--spoiler--
"Bak, seni Tanrıya inandıracağım" iddiası olmasaydı, kalbimi çalabilecek olan filmdi. Ama bu iddia nedeniyle "bak şu hayal ürünü şeye inanırsan, hayal daha güzel geliyor sanki. O yüzden o hayal ürünü şeye inanmak makuldür" şeklinde bir mesaj aktarmış oluyor. Geri kalan her şeyi birebir koruyup sırf bu iddianın geçtiği iki veya üç diyaloğu çıkartsak çok güzel bir ateist filmi olabilirdi. Ama bu haliyle 10 üzerinden 7 verebiliyorum sadece. Yine de bu güzel bir puan ve bunun büyük bir bölümü filmin sunduğu görsellik, akıcılık ve (kanadından vurulmuş olsa da) akılcılık sayesinde.
Beni rahatsız eden bu "Tanrı'ya inandırma argümanı" hakkındaki düşüncelerimi şu şekilde özetleyebilirim.
Filmin başlarında babası din karanlıktır diyor ve sonuna kadar haklı.
1) Öncelikle din akılcı düşünmenin önüne engel koyduğu için karanlıktır.
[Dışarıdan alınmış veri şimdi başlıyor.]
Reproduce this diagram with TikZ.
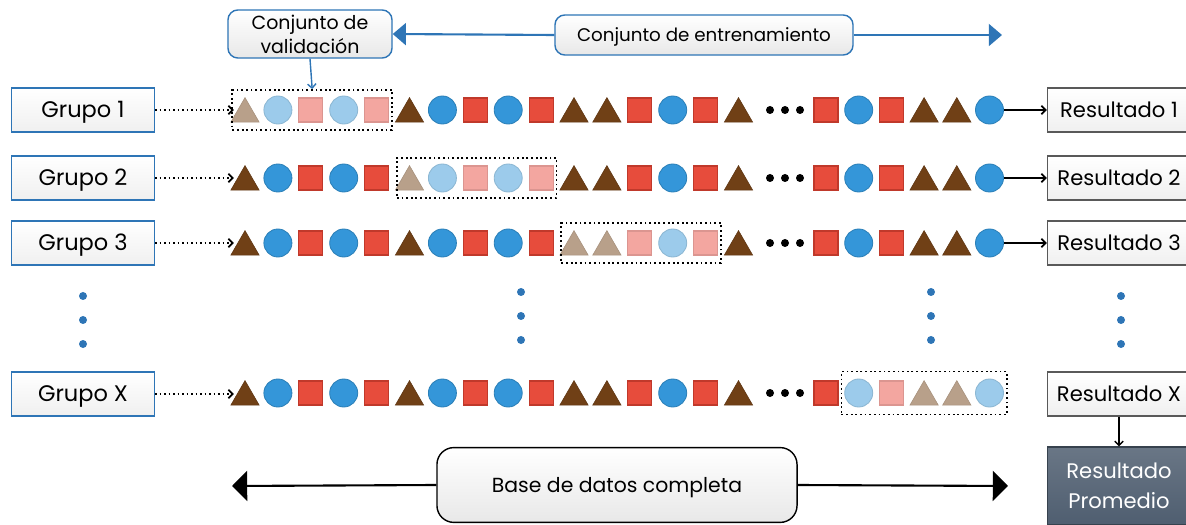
\documentclass[tikz,border=0pt]{standalone}
\usepackage{fontspec}
\setmainfont{Poppins}
\usetikzlibrary{shapes.geometric,positioning,fit,arrows.meta,calc}

\definecolor{cafe}{RGB}{112,64,22}
\definecolor{azul}{RGB}{52,150,217}
\definecolor{rojo}{RGB}{231,76,60}
\definecolor{rojob}{RGB}{192,57,43}
\definecolor{cafef}{RGB}{184,160,138}
\definecolor{azulf}{RGB}{156,203,235}
\definecolor{rojof}{RGB}{243,166,160}
\definecolor{marco}{RGB}{46,117,182}
\definecolor{pizarra}{RGB}{79,94,112}

\tikzset{
  tri0/.style={regular polygon, regular polygon sides=3, fill=cafe, draw=cafe!85!black, minimum size=0.82cm, inner sep=0pt, yshift=-0.1cm},
  tri1/.style={tri0, fill=cafef, draw=cafef!90!black},
  bol0/.style={circle, fill=azul, draw=azul!85!black, line width=0.6pt, minimum size=0.7cm, inner sep=0pt},
  bol1/.style={bol0, fill=azulf, draw=azulf!90!black},
  sq0/.style={rectangle, fill=rojo, draw=rojob, line width=0.8pt, minimum size=0.6cm, inner sep=0pt},
  sq1/.style={sq0, fill=rojof, draw=rojof!90!black},
  valbox/.style={draw, dotted, line width=1.3pt, inner xsep=2pt, inner ysep=5pt},
  grupo/.style={draw=marco, line width=0.9pt, top color=white, bottom color=gray!12, minimum width=3.575cm, minimum height=1.1cm, text height=11.3pt, text depth=0pt, font=\fontsize{16}{18}\selectfont},
  resul/.style={grupo, draw=black!65, text height=10.6pt, font=\fontsize{15}{17}\selectfont},
  caja/.style={draw=marco, line width=1pt, rounded corners=7pt, top color=white, bottom color=gray!18, align=center},
  punteada/.style={dotted, line width=1.2pt, -{Straight Barb[length=3pt,width=6pt]}, shorten >=1pt},
  salida/.style={line width=1.2pt, -{Straight Barb[length=3pt,width=6pt]}},
  flechaazul/.style={draw=marco, line width=1.5pt, -{Triangle[length=0.33cm,width=0.55cm]}},
  flechanegra/.style={line width=1.5pt, -{Triangle[length=0.38cm,width=0.75cm]}}
}

% fila de figuras: y, nombre, inicio y fin del bloque de validacion
\newcommand{\fila}[4]{%
  \foreach \i/\k in {1/tri,2/bol,3/sq,4/bol,5/sq,6/tri,7/bol,8/sq,9/bol,10/sq,11/tri,12/tri,13/sq,14/bol,15/sq,16/tri,17/sq,18/bol,19/sq,20/tri,21/tri,22/bol}{
    \pgfmathsetmacro\xx{\i<17 ? 245+32.9*(\i-1) : 826+32.7*(\i-17)}
    \pgfmathtruncatemacro\fd{and(\i>=#3,\i<=#4)}
    \node[\k\fd] (#2-\i) at (\xx,#1) {};
  }
  \foreach \d in {770,785,800} \fill (\d,#1) circle (4);
}

\begin{document}
\begin{tikzpicture}[x=0.025cm, y=-0.025cm]
\useasboundingbox (0,0) rectangle (1186,525);

% filas
\fila{110}{f1}{1}{5}
\fila{178}{f2}{6}{10}
\fila{243}{f3}{11}{15}
\fila{393}{fx}{18}{22}

\node[valbox, fit=(f1-1)(f1-5)] (v1) {};
\node[valbox, fit=(f2-6)(f2-10)] (v2) {};
\node[valbox, fit=(f3-11)(f3-15)] (v3) {};
\node[valbox, fit=(fx-18)(fx-22)] (vx) {};

% grupos
\node[grupo] (g1) at (83,110) {Grupo 1};
\node[grupo] (g2) at (83,178) {Grupo 2};
\node[grupo] (g3) at (83,243) {Grupo 3};
\node[grupo] (gx) at (83,394) {Grupo X};

\draw[punteada] (g1.east) -- (g1.east-|f1-1.west);
\draw[punteada] (g2.east) -- (g2.east-|f2-1.west);
\draw[punteada] (g3.east) -- (g3.east-|f3-1.west);
\draw[punteada] (gx.east) -- (gx.east-|fx-1.west);

% resultados
\node[resul] (r1) at (1119,110) {Resultado 1};
\node[resul] (r2) at (1119,178) {Resultado 2};
\node[resul] (r3) at (1119,243) {Resultado 3};
\node[resul] (rx) at (1119,394) {Resultado X};
\node[resul, draw=pizarra!70!black, top color=pizarra!85, bottom color=pizarra, text=white, align=center, minimum height=1.95cm, text height=, text depth=, font=\fontsize{15}{21}\selectfont] (prom) at (1119,486) {Resultado\\Promedio};

\draw[salida] (f1-22) -- (r1);
\draw[salida] (f2-22) -- (r2);
\draw[salida] (f3-22) -- (r3);
\draw[line width=1pt, -{Straight Barb[length=3pt,width=6pt]}] (rx) -- (prom);

% puntos verticales
\foreach \px/\py in {83/296,83/320,83/344,521/292,521/316,521/340,931/292,931/316,931/340,1121/296,1121/320,1121/344}
  \fill[marco] (\px,\py) circle (4);

% conjuntos
\node[caja, minimum width=4.1cm, minimum height=1.2cm, font=\fontsize{13.5}{17}\selectfont] (val) at (310,34) {Conjunto de\\validación};
\node[caja, minimum width=7.45cm, minimum height=1cm, text height=9.2pt, text depth=0pt, font=\fontsize{13}{15}\selectfont] (ent) at (704,35) {Conjunto de entrenamiento};
\coordinate (entfin) at (1002,35);
\draw[flechaazul] (ent.west) -- (val.east);
\draw[flechaazul] (ent.east) -- (entfin);
\draw[draw=marco, line width=1pt, -{Straight Barb[length=3pt,width=6pt]}] (val.south) -- (v1.north);

% base completa
\node[caja, draw=black, rounded corners=12pt, minimum width=9cm, minimum height=1.87cm, text height=10.3pt, text depth=0pt, font=\fontsize{14.5}{17}\selectfont] (base) at (617,485) {Base de datos completa};
\coordinate (baseizq) at (232,486);
\coordinate (baseder) at (1008,486);
\draw[flechanegra] (base.west) -- (baseizq);
\draw[flechanegra] (base.east) -- (baseder);
\end{tikzpicture}
\end{document}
Bunu detaylı bir şekilde açıklamaya gerek olduğunu düşünmüyorum. Din sayesinde bulunan tek bir icat koyabilirseniz önüme detaylar üzerine konuşabiliriz.
2) Sonrasında da din insanın zorluklar ile mücadele etme yeteneklerini körelttiği için karanlıktır. Benden önceki entry'lerde genelde tam tersine "Din zorluklarla mücadele etme imkanı veriyor. Bu yüzden ben de birinci hikayeye inanıyorum; dinlere inandığım gibi vs." denmiş. Kusura bakmayın ama buna ancak cenazelerde matem yerine bayram havası eserse inanabilirim. Hayır, kandırmayın kendinizi. Dine ne kadar inanıyor olsanız da bir kayıp yaşadığınızda ağlıyorsunuz, hayatınız alt üst oluyor. Yıllar boyunca kaybınız aklınızdan çıkmıyor, üzülüyorsunuz. Bu da yetmezmiş gibi çocuklarınıza da bu özrü kazandırıyorsunuz. Daha sonra çocuklarınız dinlerin gerçek olmadığını fark edince travmalar ile başa çıkma yeteneğine sahip olmayan bireyler olarak acılarını uyuşturucudan, intihara giden birçok yöntemle sonlandırmaya çalışıyorlar. Halbuki hayatın gerçekleri ile yüzleşebilseler, akılcı düşünebilseler ellerindeki tek hayat imkanının tadını çıkarmaya ve doğanın kuralları ile barışmaya başlayabilirdi bu gibi insanlar. işte bu yüzden din karanlıktır.
Bir de muzlar gerçekten su üzerinde yüzdüğü için bunun ilk hikayeyi destekleyen bir detay olduğu düşünülmüş. Ben ise böyle düşünmüyorum çünkü ikinci hikayede de aynı şey oluyor. Birincisinde goril muzlara tutunarak geliyor, ikincisinde annesi muzlara tutunarak geliyor. Bana kalırsa gerçek hikayenin ikinci hikaye olduğu ve birinci hikayenin tamamen hayal ürünü olduğu gün gibi ortada; aynı tanrının tamamen hayal ürünü olması gibi.